Abstract:
Orthogonal Frequency Division Multiplexing (OFDM) has gained enormous
popularity in the recent years due to its inherent ability to counter multipath effects
and support high data rates. Its implementation has been made simpler through the
efficient calculation of Discrete Fourier Transform (DFT) via the Fast Fourier
Transform (FFT) algorithm. However, timing and frequency synchronization issues in
OFDM affect its performance severely. Carrier Frequency Offset (CFO) in particular
presents a huge problem as a minor offset disturbs the orthogonality of the carriers. In
addition, it suffers from high Peak to Average Power ratio (PAPR) at the transmitter
and requires the transmitter to operate with a large linear range.

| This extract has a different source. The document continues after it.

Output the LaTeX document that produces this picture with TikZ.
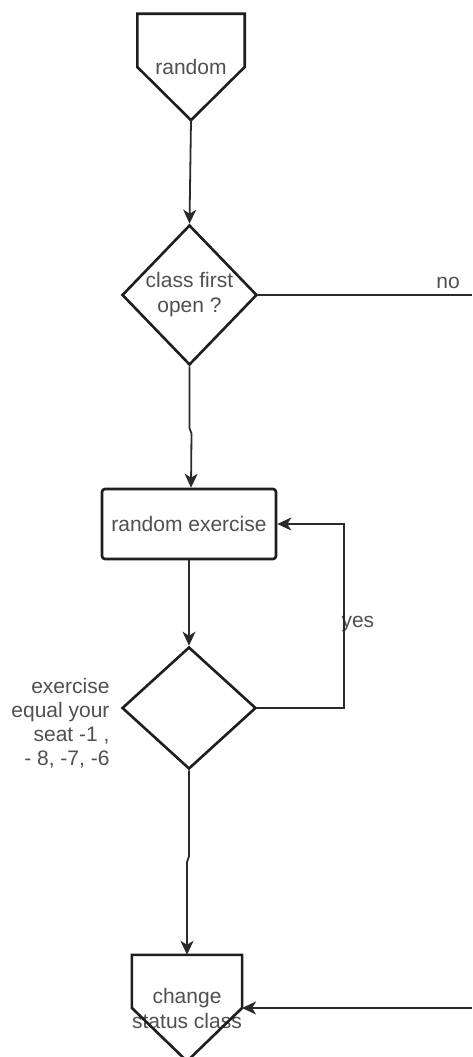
\documentclass[tikz,border=0pt]{standalone}
\usepackage{fontspec}
\setmainfont{Liberation Sans}
\usetikzlibrary{shapes.geometric,arrows.meta,calc}
\definecolor{ink}{HTML}{1E1E1E}
\definecolor{wire}{HTML}{2A2A2A}
\definecolor{label}{HTML}{505050}
\begin{document}
\begin{tikzpicture}[x=1pt,y=-1pt,
  every node/.style={font=\fontsize{21}{25}\selectfont, text=label},
  offpage/.style={minimum width=107pt, minimum height=106pt, inner sep=0pt, align=center},
  decision/.style={diamond, draw=ink, line width=2.6pt, inner sep=0pt, align=center},
  process/.style={rectangle, rounded corners=3pt, draw=ink, line width=2.6pt,
    minimum width=174pt, minimum height=70pt, inner sep=0pt},
  outline/.style={draw=ink, line width=2.6pt, line join=miter},
  link/.style={draw=wire, line width=1.8pt},
  flow/.style={link, -{Stealth[length=14pt,width=13pt,inset=4pt]}}]

% page
\useasboundingbox (0,0) rectangle (472,1057);
\fill[white] (0,0) rectangle (472,1057);

% off-page connector at the start
\node[offpage] (start) at (191,67) {random};
\draw[outline] (start.west) -- (start.north west) -- (start.north east)
  -- (start.east) -- (start.south) -- cycle;

% first decision
\node[decision, minimum width=135pt, minimum height=140pt] (first) at (189.5,295)
  {class first\\open ?};
\node (no) at (448,283) {no};
\coordinate (noEnd) at (472,295);

% process box
\node[process] (pick) at (189,524) {random exercise};

% second decision with its condition beside it
\node[decision, minimum width=134pt, minimum height=122pt] (seat) at (189,708) {};
\node[anchor=east, align=right, font=\fontsize{21}{24}\selectfont] (cond) at (113,723)
  {exercise\\equal your\\seat -1 ,\\- 8, -7, -6};
\node[anchor=west] (yes) at (338,624) {yes};

% off-page connector at the end
\node[offpage] (change) at (187,1008)
  {change\\status class};
\draw[outline] (change.west) -- (change.north west) -- (change.north east)
  -- (change.east) -- (change.south) -- cycle;
\coordinate (backIn) at (472,1008);

% connectors
\draw[flow] (start.south) -- (first.north);
\draw[link] (first.east) -- (noEnd);
\draw[flow] (first.south) -- ++(0,62) -- ++(2,5) -- ($(pick.north)+(2,0)$);
\draw[flow] (pick.south) -- (seat.north);
\draw[flow] (seat.east) -- ++(87,0) |- (pick.east);
\draw[flow] (seat.south) -- ++(0,86) -- ++(-2,6) -- (change.north);
\draw[flow] (backIn) -- (change.east);
\end{tikzpicture}
\end{document}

To alleviate these problems, a Single Carrier with Frequency Domain Equalization
(SC-FDE) is considered which gives performance comparable to OFDM. CFO does
not pose that big a problem in SC-FDE. Various frequency domain equalizers have
been implemented which include Linear Equalizer, Decision Feedback Equalizer
(DFE) and Iterative Block DFE. Inorder to avoid the error propagation phenomenon
of the DFEs and to increase the robustness of the Equalizer, we propose the use of a
training sequence to optimize the feedforward and feedback filter coefficients. The
new technique Data Aided Decision Feedback Equalizer (DAB-DFE), assumes that
the transmission takes place within the duration of coherence time and hence, the
channel remains constant for the subsequent blocks in the frame. A number of
different channels are considered for performance evaluation. The results confirm that
DAB-DFE outperforms the contemporary equalizers.